**WHAT YOU SHOULD DO**
Every line with the word "chart" in it should be extracted from the data that follows.
* * * * * * *
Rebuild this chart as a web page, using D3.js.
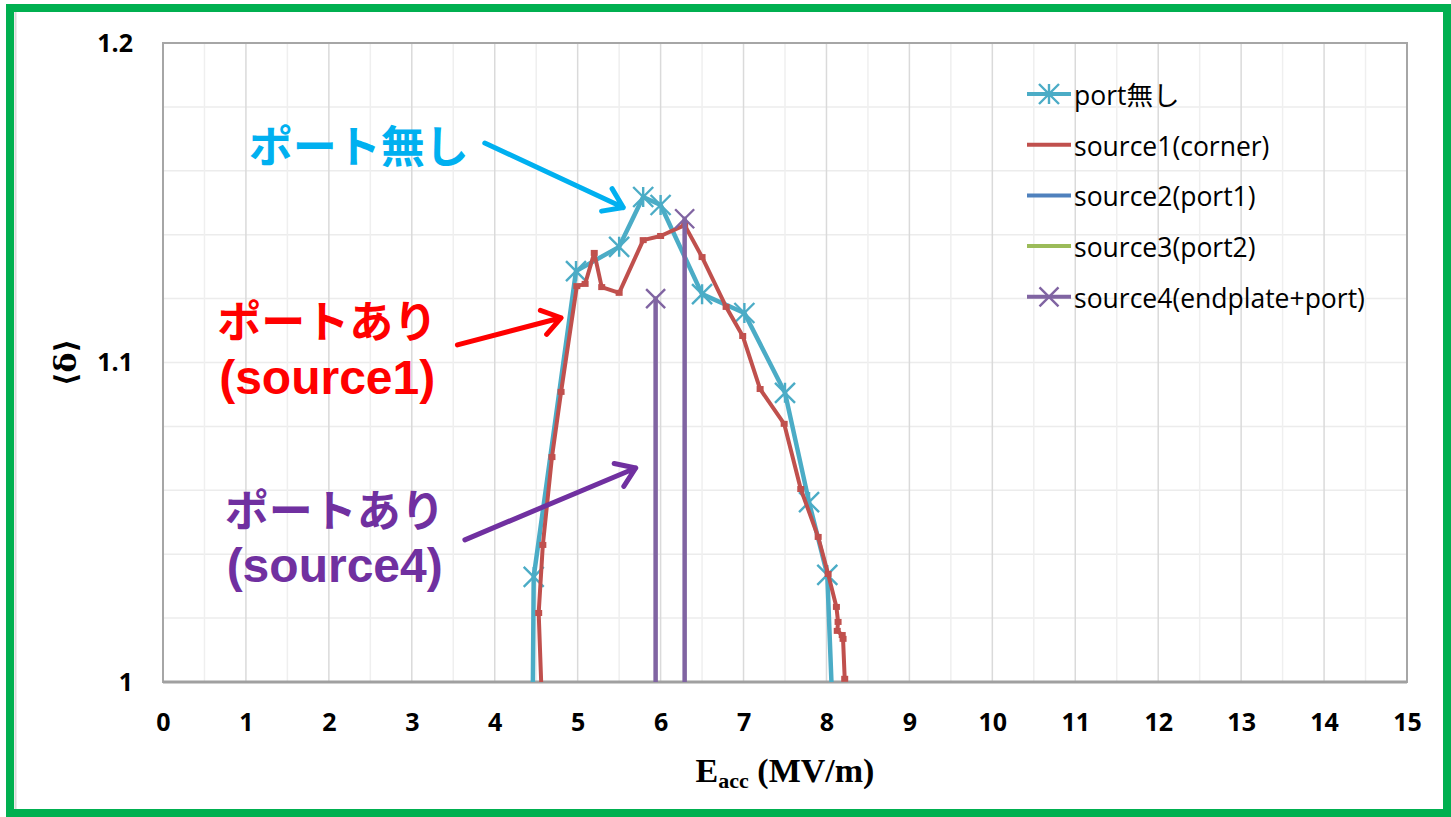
<!DOCTYPE html>
<html>
<head>
<meta charset="utf-8">
<script src="https://cdn.jsdelivr.net/npm/d3@7"></script>
<style>
  body { margin: 0; background: #fff; }
  svg { display: block; }
</style>
</head>
<body>
<div id="chart"></div>
<script>
// values
const eNoPort = [4.46, 4.47, 4.98, 5.50, 5.79, 6.00, 6.50, 7.01, 7.50, 7.79, 8.01, 8.06];
const dNoPort = [1.000, 1.0329, 1.1286, 1.1362, 1.1518, 1.1493, 1.1214, 1.1155, 1.0905, 1.0563, 1.0335, 1.000];

const eSource1 = [4.56, 4.53, 4.58, 4.69, 4.80, 4.99, 5.09, 5.20, 5.29, 5.50, 5.79, 6.00, 6.29, 6.50, 6.79, 6.99, 7.20, 7.49, 7.69, 7.90, 8.02, 8.12, 8.14, 8.13, 8.19, 8.20, 8.22];
const dSource1 = [1.000, 1.0216, 1.0429, 1.0704, 1.0908, 1.1239, 1.1246, 1.1343, 1.1236, 1.1218, 1.1383, 1.1396, 1.1430, 1.1330, 1.1174, 1.1083, 1.0917, 1.0808, 1.0604, 1.0454, 1.0338, 1.0235, 1.0188, 1.0160, 1.0147, 1.0135, 1.001];

// source2 / source3 stay below the axis minimum -> nothing visible
const eSource2 = [];
const dSource2 = [];
const eSource3 = [];
const dSource3 = [];

// source4 only pokes above 1 at two points (rest is below the axis, clipped)
const eSource4 = [5.94, 5.94, 5.94, 6.29, 6.29, 6.29];
const dSource4 = [0.90, 1.120, 0.90, 0.90, 1.145, 0.90];

const seriesNames = ["port無し", "source1(corner)", "source2(port1)", "source3(port2)", "source4(endplate+port)"];
const seriesColors = ["#4bacc6", "#c0504d", "#4f81bd", "#9bbb59", "#8064a2"];
const xTicks = [0, 1, 2, 3, 4, 5, 6, 7, 8, 9, 10, 11, 12, 13, 14, 15];
const yTicks = [1, 1.1, 1.2];

const width = 1451,
      height = 817,
      margin = ({ top: 43, right: 44, bottom: 135, left: 163 });

const svg = d3.select("#chart")
    .append("svg")
    .attr("width", width)
    .attr("height", height);

// green frame round the whole picture
svg.append("rect")
    .attr("x", 10).attr("y", 8)
    .attr("width", width - 14).attr("height", height - 12)
    .attr("fill", "none")
    .attr("stroke", "#00b050")
    .attr("stroke-width", 8);
svg.append("line") // faint inner shadow on left
    .attr("x1", 15.5).attr("x2", 15.5).attr("y1", 12).attr("y2", height - 8)
    .attr("stroke", "#d8d8d8").attr("stroke-width", 2);

const x = d3.scaleLinear()
    .domain([0, 15])
    .range([margin.left, width - margin.right]);

const y = d3.scaleLinear()
    .domain([1, 1.2])
    .range([height - margin.bottom, margin.top]);

// grid lines
svg.append("g")
    .selectAll("line")
    .data(y.ticks(10))
    .join("line")
    .attr("x1", x(0)).attr("x2", x(15))
    .attr("y1", d => y(d)).attr("y2", d => y(d))
    .attr("stroke", "#ececec").attr("stroke-width", 1.5);

svg.append("g")
    .selectAll("line")
    .data(x.ticks(30))
    .join("line")
    .attr("x1", d => x(d)).attr("x2", d => x(d))
    .attr("y1", y(1)).attr("y2", y(1.2))
    .attr("stroke", d => Number.isInteger(d) ? "#dadada" : "#efefef")
    .attr("stroke-width", 1.5);

// plot border
svg.append("rect")
    .attr("x", x(0)).attr("y", y(1.2))
    .attr("width", x(15) - x(0)).attr("height", y(1) - y(1.2))
    .attr("fill", "none")
    .attr("stroke", "#a6a6a6").attr("stroke-width", 2);
svg.append("line")
    .attr("x1", x(0)).attr("x2", x(15)).attr("y1", y(1)).attr("y2", y(1))
    .attr("stroke", "#a0a0a0").attr("stroke-width", 3);

// axes (labels only)
const xAxis = svg.append("g")
    .attr("transform", `translate(0,${y(1)})`)
    .call(d3.axisBottom(x).tickValues(xTicks).tickSize(0).tickPadding(31).tickFormat(d => d));
xAxis.select(".domain").remove();
xAxis.selectAll("text")
    .attr("font-family", "'Open Sans', sans-serif")
    .attr("font-weight", "bold")
    .attr("font-size", 25)
    .attr("fill", "#000");

const yAxis = svg.append("g")
    .attr("transform", `translate(${x(0) - 30},0)`)
    .call(d3.axisLeft(y).tickValues(yTicks).tickSize(0).tickPadding(0).tickFormat(d => String(d)));
yAxis.select(".domain").remove();
yAxis.selectAll("text")
    .attr("font-family", "'Open Sans', sans-serif")
    .attr("font-weight", "bold")
    .attr("font-size", 25)
    .attr("fill", "#000");

// axis titles
const xTitle = svg.append("text")
    .attr("x", (x(0) + x(15)) / 2)
    .attr("y", 782)
    .attr("text-anchor", "middle")
    .attr("font-family", "'Liberation Serif', serif")
    .attr("font-weight", "bold")
    .attr("font-size", 34)
    .attr("fill", "#000");
xTitle.append("tspan").text("E");
xTitle.append("tspan").text("acc").attr("font-size", 22).attr("dy", 6);
xTitle.append("tspan").text(" (MV/m)").attr("dy", -6);

svg.append("text")
    .attr("transform", `translate(76,${y(1.1)}) rotate(-90)`)
    .attr("text-anchor", "middle")
    .attr("font-family", "'DejaVu Serif', serif")
    .attr("font-weight", "bold")
    .attr("font-size", 30)
    .attr("fill", "#000")
    .text("⟨δ⟩");

// series
svg.append("clipPath").attr("id", "plot-clip")
    .append("rect")
    .attr("x", x(0)).attr("y", y(1.2))
    .attr("width", x(15) - x(0)).attr("height", y(1) - y(1.2));

const plot = svg.append("g").attr("clip-path", "url(#plot-clip)");

const series = [
    { es: eNoPort, ds: dNoPort, color: seriesColors[0], w: 4.5, marker: "star" },
    { es: eSource1, ds: dSource1, color: seriesColors[1], w: 4, marker: "dash" },
    { es: eSource2, ds: dSource2, color: seriesColors[2], w: 4, marker: "dash" },
    { es: eSource3, ds: dSource3, color: seriesColors[3], w: 4, marker: "dash" },
    { es: eSource4, ds: dSource4, color: seriesColors[4], w: 4.5, marker: "x" }
];

const line = d3.line().x(d => x(d[0])).y(d => y(d[1]));

function drawMarker(g, kind, color, cx, cy) {
    if (kind === "star" || kind === "x") {
        const r = kind === "star" ? 10 : 9.5;
        const p = d3.path();
        p.moveTo(cx - r, cy - r); p.lineTo(cx + r, cy + r);
        p.moveTo(cx - r, cy + r); p.lineTo(cx + r, cy - r);
        if (kind === "star") { p.moveTo(cx, cy - r); p.lineTo(cx, cy + r); }
        g.append("path").attr("d", p.toString())
            .attr("stroke", color).attr("stroke-width", 2.4).attr("fill", "none");
    } else {
        g.append("rect")
            .attr("x", cx - 3.5).attr("y", cy - 3)
            .attr("width", 7).attr("height", 6)
            .attr("fill", color);
    }
}

series.forEach(s => {
    const pts = s.es.map((e, i) => [e, s.ds[i]]);
    if (!pts.length) return;
    plot.append("path")
        .attr("d", line(pts))
        .attr("fill", "none")
        .attr("stroke", s.color)
        .attr("stroke-width", s.w)
        .attr("stroke-linejoin", "round");
    const mg = plot.append("g");
    pts.filter(p => p[1] > 1.0005)
        .forEach(p => drawMarker(mg, s.marker, s.color, x(p[0]), y(p[1])));
});

// legend
const legend = svg.append("g");
seriesNames.forEach((name, i) => {
    const ly = 94 + i * 50.7;
    const g = legend.append("g");
    g.append("line")
        .attr("x1", 1027).attr("x2", 1071).attr("y1", ly).attr("y2", ly)
        .attr("stroke", seriesColors[i]).attr("stroke-width", 4);
    if (i === 0) drawMarker(g, "star", seriesColors[i], 1049, ly);
    if (i === 4) drawMarker(g, "x", seriesColors[i], 1049, ly);
    g.append("text")
        .attr("x", 1074).attr("y", ly + 1)
        .attr("dominant-baseline", "central")
        .attr("font-family", "'Open Sans', 'Noto Sans CJK JP', sans-serif")
        .attr("font-size", 26.5)
        .attr("fill", "#000")
        .text(name);
});

// annotations (data coordinates)
const notes = [
    { lines: ["ポート無し"], color: "#00b0f0", tx: 2.36, ty: 1.1685, from: [3.88, 1.1687], to: [5.55, 1.1485] },
    { lines: ["ポートあり", "(source1)"], color: "#ff0000", tx: 1.98, ty: 1.1135, from: [3.55, 1.1055], to: [4.8, 1.114] },
    { lines: ["ポートあり", "(source4)"], color: "#7030a0", tx: 2.07, ty: 1.0545, from: [3.64, 1.0445], to: [5.7, 1.067] }
];

notes.forEach(n => {
    n.lines.forEach((t, j) => {
        svg.append("text")
            .attr("x", x(n.tx))
            .attr("y", y(n.ty) + j * 58)
            .attr("text-anchor", "middle")
            .attr("dominant-baseline", "central")
            .attr("font-family", j === 0 ? "'Noto Sans CJK JP', sans-serif" : "'Liberation Sans', Arial, sans-serif")
            .attr("font-weight", "bold")
            .attr("font-size", j === 0 ? 44 : 48)
            .attr("fill", n.color)
            .text(t);
    });
    const x1 = x(n.from[0]), y1 = y(n.from[1]), x2 = x(n.to[0]), y2 = y(n.to[1]);
    const a = Math.atan2(y2 - y1, x2 - x1), len = 22, spread = 0.6;
    const p = d3.path();
    p.moveTo(x1, y1); p.lineTo(x2, y2);
    p.moveTo(x2 - len * Math.cos(a - spread), y2 - len * Math.sin(a - spread));
    p.lineTo(x2, y2);
    p.lineTo(x2 - len * Math.cos(a + spread), y2 - len * Math.sin(a + spread));
    svg.append("path")
        .attr("d", p.toString())
        .attr("fill", "none")
        .attr("stroke", n.color)
        .attr("stroke-width", 5)
        .attr("stroke-linecap", "round")
        .attr("stroke-linejoin", "round");
});
</script>
</body>
</html>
* * * * * * *
**RESULT OF THIS TASK**
Rebuild this chart as a web page, using D3.js.
<div id="chart"></div>
const svg = d3.select("#chart")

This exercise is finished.